# EXERCISE MATERIAL
## START

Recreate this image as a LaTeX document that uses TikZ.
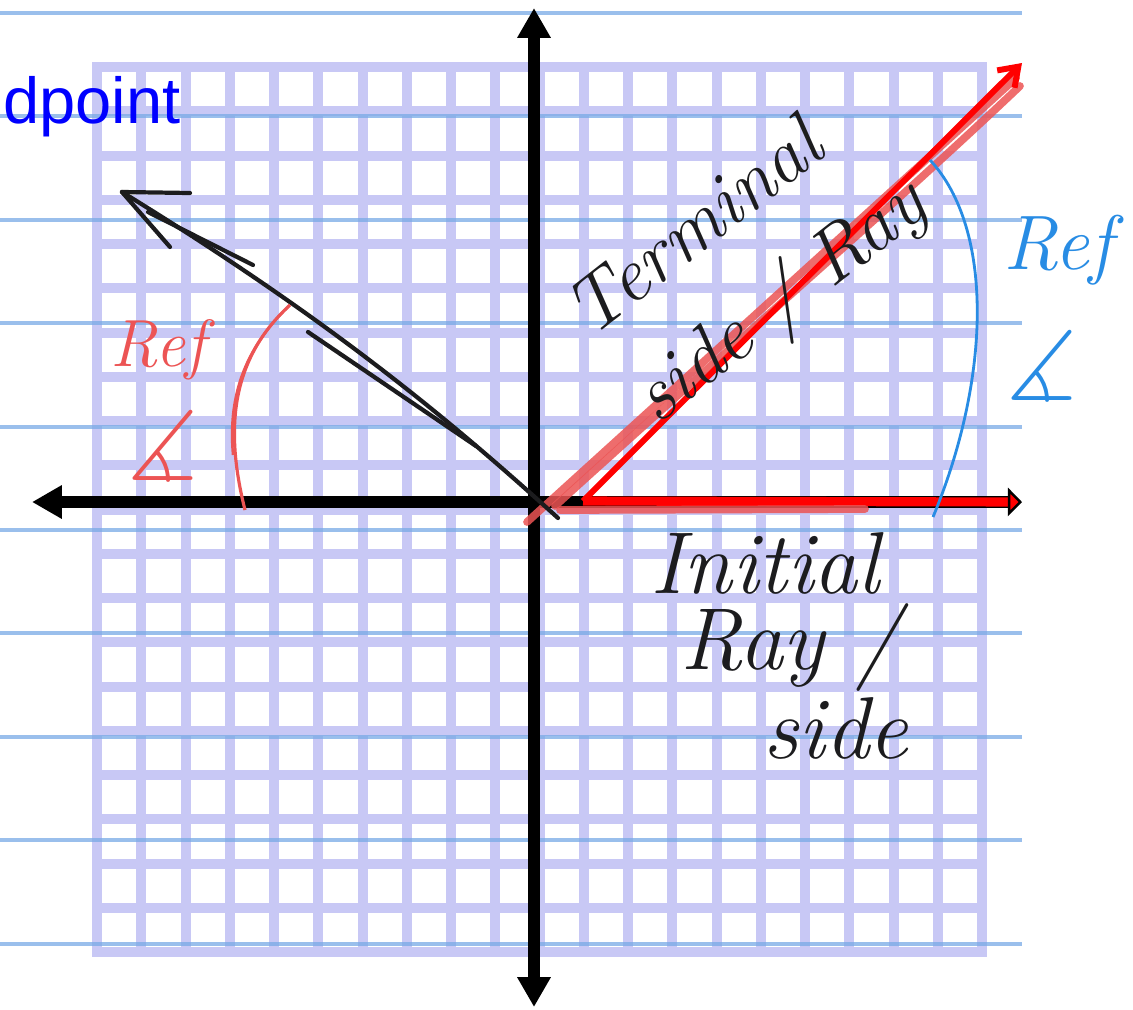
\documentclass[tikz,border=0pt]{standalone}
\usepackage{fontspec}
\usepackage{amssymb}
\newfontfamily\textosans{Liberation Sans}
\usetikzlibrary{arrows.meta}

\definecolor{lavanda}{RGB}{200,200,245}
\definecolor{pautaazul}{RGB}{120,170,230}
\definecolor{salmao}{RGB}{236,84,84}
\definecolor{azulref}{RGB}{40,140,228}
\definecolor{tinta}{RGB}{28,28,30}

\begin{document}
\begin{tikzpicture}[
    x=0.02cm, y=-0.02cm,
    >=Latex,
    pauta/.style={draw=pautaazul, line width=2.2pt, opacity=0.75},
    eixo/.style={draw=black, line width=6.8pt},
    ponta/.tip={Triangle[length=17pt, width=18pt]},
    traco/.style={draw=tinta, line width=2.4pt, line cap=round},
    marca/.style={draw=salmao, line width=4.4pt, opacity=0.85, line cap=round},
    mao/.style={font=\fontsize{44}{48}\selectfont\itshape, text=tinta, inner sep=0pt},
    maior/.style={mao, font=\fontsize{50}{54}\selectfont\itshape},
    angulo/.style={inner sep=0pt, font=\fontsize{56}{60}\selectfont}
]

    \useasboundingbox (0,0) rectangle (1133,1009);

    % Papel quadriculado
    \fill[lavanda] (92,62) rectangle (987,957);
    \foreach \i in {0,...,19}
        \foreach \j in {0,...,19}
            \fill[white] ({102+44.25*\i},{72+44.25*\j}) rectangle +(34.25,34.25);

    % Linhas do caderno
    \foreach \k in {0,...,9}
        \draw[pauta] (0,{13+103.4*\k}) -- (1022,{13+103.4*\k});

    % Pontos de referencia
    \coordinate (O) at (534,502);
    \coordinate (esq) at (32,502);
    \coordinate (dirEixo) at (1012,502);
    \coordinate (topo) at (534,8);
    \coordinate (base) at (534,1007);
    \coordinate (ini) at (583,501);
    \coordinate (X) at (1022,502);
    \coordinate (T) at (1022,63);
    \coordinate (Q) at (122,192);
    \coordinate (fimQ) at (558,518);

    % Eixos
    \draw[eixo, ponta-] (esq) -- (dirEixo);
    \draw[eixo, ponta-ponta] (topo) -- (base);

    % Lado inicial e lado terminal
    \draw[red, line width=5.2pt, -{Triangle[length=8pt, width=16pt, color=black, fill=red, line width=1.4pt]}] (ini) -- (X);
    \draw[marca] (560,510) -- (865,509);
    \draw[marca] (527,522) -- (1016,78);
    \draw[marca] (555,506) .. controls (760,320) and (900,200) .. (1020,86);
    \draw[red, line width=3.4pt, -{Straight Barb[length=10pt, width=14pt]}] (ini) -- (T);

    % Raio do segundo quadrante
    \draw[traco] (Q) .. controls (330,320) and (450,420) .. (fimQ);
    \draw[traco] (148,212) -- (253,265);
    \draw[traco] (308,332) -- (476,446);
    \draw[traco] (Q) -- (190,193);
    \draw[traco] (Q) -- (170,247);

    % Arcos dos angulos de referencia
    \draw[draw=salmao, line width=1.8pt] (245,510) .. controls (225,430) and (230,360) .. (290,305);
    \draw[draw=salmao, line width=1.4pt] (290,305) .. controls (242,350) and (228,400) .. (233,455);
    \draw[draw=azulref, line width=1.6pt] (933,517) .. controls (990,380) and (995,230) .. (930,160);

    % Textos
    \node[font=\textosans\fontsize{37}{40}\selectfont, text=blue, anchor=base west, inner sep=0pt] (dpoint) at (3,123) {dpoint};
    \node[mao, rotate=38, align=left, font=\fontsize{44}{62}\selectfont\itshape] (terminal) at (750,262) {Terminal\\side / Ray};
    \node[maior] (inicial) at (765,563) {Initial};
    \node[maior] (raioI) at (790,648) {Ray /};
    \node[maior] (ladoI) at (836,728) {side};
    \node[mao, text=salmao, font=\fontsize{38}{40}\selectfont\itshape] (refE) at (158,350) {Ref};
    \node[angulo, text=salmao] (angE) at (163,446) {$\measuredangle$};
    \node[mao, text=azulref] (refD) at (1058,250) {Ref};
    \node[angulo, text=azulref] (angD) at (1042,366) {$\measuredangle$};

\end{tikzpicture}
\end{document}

## END
## START

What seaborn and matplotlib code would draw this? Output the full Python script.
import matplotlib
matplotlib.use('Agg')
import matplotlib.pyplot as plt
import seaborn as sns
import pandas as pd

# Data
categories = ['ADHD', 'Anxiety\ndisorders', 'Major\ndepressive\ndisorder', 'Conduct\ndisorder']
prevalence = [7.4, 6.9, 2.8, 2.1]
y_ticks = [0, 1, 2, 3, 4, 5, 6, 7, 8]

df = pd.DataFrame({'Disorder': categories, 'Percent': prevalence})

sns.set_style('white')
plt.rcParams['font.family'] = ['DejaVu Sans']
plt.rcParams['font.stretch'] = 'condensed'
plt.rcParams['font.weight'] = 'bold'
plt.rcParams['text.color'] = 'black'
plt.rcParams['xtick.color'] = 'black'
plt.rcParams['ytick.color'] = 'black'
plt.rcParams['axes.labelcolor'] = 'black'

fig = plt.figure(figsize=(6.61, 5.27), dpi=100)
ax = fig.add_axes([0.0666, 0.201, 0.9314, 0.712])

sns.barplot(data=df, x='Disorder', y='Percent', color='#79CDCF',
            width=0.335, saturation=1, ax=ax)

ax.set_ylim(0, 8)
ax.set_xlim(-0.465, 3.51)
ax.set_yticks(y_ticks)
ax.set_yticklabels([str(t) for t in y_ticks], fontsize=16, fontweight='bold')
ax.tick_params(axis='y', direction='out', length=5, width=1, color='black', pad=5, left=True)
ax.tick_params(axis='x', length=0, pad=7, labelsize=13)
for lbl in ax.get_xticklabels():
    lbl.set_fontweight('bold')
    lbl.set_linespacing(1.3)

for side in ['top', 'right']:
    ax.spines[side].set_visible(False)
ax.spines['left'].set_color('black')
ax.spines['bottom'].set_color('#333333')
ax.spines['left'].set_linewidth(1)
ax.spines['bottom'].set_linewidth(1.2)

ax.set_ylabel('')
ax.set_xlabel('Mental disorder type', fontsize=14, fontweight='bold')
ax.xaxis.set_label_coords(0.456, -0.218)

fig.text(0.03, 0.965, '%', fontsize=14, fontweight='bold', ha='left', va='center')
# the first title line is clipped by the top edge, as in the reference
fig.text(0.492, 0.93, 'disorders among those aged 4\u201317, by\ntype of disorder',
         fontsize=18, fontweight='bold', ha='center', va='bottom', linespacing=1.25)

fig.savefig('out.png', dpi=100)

## END
## START

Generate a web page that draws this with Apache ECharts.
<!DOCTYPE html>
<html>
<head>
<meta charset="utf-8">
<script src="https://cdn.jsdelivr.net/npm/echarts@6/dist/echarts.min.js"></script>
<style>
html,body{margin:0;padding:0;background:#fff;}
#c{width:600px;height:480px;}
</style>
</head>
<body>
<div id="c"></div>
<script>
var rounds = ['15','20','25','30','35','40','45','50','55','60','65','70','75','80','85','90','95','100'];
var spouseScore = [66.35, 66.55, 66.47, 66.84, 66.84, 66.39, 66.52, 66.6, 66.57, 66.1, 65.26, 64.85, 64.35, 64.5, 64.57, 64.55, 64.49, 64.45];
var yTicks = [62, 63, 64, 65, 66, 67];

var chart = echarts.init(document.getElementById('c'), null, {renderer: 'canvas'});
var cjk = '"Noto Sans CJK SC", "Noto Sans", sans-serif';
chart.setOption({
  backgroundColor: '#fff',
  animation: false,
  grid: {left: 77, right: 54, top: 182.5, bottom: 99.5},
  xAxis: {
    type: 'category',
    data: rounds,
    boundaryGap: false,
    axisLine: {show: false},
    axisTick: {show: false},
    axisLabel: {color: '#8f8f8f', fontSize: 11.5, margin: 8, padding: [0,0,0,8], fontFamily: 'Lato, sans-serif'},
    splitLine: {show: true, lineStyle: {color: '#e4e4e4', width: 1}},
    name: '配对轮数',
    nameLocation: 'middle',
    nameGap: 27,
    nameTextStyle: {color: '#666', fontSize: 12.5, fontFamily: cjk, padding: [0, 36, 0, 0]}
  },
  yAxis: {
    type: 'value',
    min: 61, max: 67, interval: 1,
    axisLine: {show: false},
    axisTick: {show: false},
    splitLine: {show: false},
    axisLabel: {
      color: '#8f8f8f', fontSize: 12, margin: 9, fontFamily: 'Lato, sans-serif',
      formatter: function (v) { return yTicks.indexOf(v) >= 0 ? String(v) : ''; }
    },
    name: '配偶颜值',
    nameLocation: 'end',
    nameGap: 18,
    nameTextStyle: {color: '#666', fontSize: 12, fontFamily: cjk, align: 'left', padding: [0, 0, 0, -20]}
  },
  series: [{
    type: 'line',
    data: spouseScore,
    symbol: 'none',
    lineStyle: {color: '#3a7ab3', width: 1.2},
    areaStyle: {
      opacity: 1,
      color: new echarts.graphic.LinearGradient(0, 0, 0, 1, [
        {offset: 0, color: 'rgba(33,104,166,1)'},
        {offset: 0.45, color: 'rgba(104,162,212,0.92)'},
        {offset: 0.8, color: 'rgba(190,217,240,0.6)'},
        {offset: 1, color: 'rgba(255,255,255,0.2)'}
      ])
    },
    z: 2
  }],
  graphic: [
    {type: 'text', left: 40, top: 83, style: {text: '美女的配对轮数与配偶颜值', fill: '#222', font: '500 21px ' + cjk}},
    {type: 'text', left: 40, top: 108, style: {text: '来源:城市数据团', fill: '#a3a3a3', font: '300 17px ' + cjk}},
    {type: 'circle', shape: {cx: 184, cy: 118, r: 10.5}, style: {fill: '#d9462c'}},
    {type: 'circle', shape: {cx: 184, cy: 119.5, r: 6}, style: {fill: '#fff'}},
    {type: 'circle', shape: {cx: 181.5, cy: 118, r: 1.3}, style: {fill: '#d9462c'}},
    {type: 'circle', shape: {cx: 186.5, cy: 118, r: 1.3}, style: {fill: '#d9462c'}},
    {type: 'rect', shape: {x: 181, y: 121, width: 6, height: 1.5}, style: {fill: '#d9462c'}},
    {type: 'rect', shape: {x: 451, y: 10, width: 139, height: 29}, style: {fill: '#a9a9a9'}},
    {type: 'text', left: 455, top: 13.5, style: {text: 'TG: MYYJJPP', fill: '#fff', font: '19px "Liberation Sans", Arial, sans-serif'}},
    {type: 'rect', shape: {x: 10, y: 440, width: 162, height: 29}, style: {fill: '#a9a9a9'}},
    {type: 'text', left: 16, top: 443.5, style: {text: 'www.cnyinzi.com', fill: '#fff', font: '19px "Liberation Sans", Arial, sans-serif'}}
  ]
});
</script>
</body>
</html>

## END

# WORK INSTRUCTIONS
Nothing but the lines from the one containing "Recreate this image" through the one containing "(0,0) rectangle (1133,1009);" should appear in your copy, exactly as written and without pictures.

# OUTPUT BELOW
Recreate this image as a LaTeX document that uses TikZ.
\documentclass[tikz,border=0pt]{standalone}
\usepackage{fontspec}
\usepackage{amssymb}
\newfontfamily\textosans{Liberation Sans}
\usetikzlibrary{arrows.meta}

\definecolor{lavanda}{RGB}{200,200,245}
\definecolor{pautaazul}{RGB}{120,170,230}
\definecolor{salmao}{RGB}{236,84,84}
\definecolor{azulref}{RGB}{40,140,228}
\definecolor{tinta}{RGB}{28,28,30}

\begin{document}
\begin{tikzpicture}[
    x=0.02cm, y=-0.02cm,
    >=Latex,
    pauta/.style={draw=pautaazul, line width=2.2pt, opacity=0.75},
    eixo/.style={draw=black, line width=6.8pt},
    ponta/.tip={Triangle[length=17pt, width=18pt]},
    traco/.style={draw=tinta, line width=2.4pt, line cap=round},
    marca/.style={draw=salmao, line width=4.4pt, opacity=0.85, line cap=round},
    mao/.style={font=\fontsize{44}{48}\selectfont\itshape, text=tinta, inner sep=0pt},
    maior/.style={mao, font=\fontsize{50}{54}\selectfont\itshape},
    angulo/.style={inner sep=0pt, font=\fontsize{56}{60}\selectfont}
]

    \useasboundingbox (0,0) rectangle (1133,1009);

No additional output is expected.